Было очень холодно, этой декабрьской ночью. Васильев и я шли по набережной Невы. Стояла полночь. Река была покрыта толстым слоем льда и полуметровым слоем снега. Улицы были пустыми, за исключением нескольких извозчиков, развозящих припозднившихся людей по домам. Мы находились в угнетённом состоянии, если не сказать, в отчаянии после проведения вечера с делегатами на Болотной улице.
— Я не могу понять, — пробормотал мой друг, прикрывая рот ладонью, чтобы не застудить горло.
— А кто может?
— Революционеры… славные революционеры русской революции! А теперь, как дети, играющие в парламентские игры.
— Может быть, они выдохлись. Устали от всех этих лет, проведённых в ссылке и тюрьмах.
— Слабое оправдание, — горько заметил Васильев.
— Может, они старые. Они намного нас старше?
— Может быть. Во всяком случае, всем им за сорок.
— Ну не всем, но большинству.
— Террористы, которые ждали смертной казни. А теперь — как ягнята.
— Ну что мы можем сделать? — воскликнул я в отчаянии.
— У меня есть идея, — ответил мой друг.
Мы приближались к Дворцовому мосту.
— В этом богом забытом городе нет ни одной газеты, которая бы не принадлежала большевикам. Мы должны иметь независимую газету, которая будет говорить свободно и громко, и атаковать тиранов.
— Мечты, мой друг. Они закроют её прежде, чем она выйдет.
— Не обязательно, если это будет подпольная газета, издающаяся в одном из полков, у нас есть шанс.
Так родилась знаменитая газета «Серая Шинель». Целых три недели «Серая Шинель» бесстрашно атаковала большевиков. Это была единственная независимая газета в те дни.

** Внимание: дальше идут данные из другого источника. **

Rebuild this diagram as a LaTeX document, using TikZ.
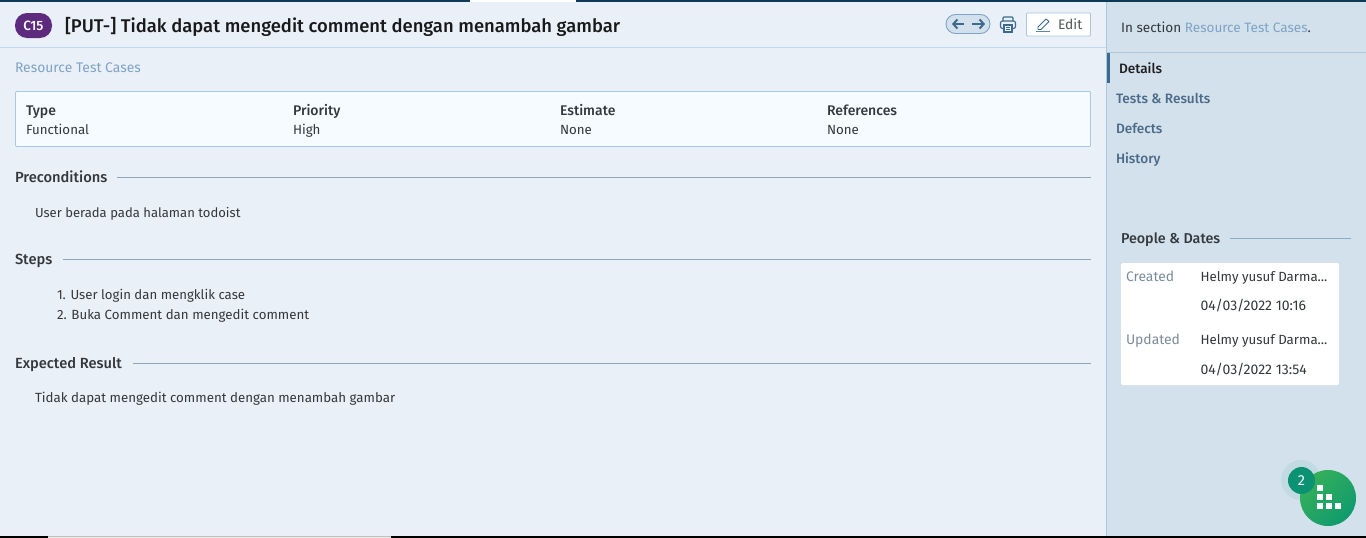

Издателями были объявлены солдатские комитеты Преображенского и Семёновского полков. Главный редактор был Борис Петров, рядовой Семёновского полка. Я был, собственно, редактором. Моё знание печатного дела существенно помогло мне в этом предприятии. Но главным двигателем всё равно был Васильев. Он отвечал за распространение. Он раздобыл несколько армейских грузовиков, и только тираж был напечатан, он тут же развозил его по разным местам. Газета продавалась на заводах, в казармах, в ресторанах и везде, где удавалось продать, не рискуя быть схваченным. Наша газета была откровенно антибольшевистской. Мы подчёркивали важнейшую роль Учредительного собрания в судьбе нашей страны. Мы обнародовали планы большевиков силой разогнать Учредительное собрание. Мы раскрывали глаза людям на то, что большевики являются реакционерами и их вся цель — это ничем не ограниченная власть.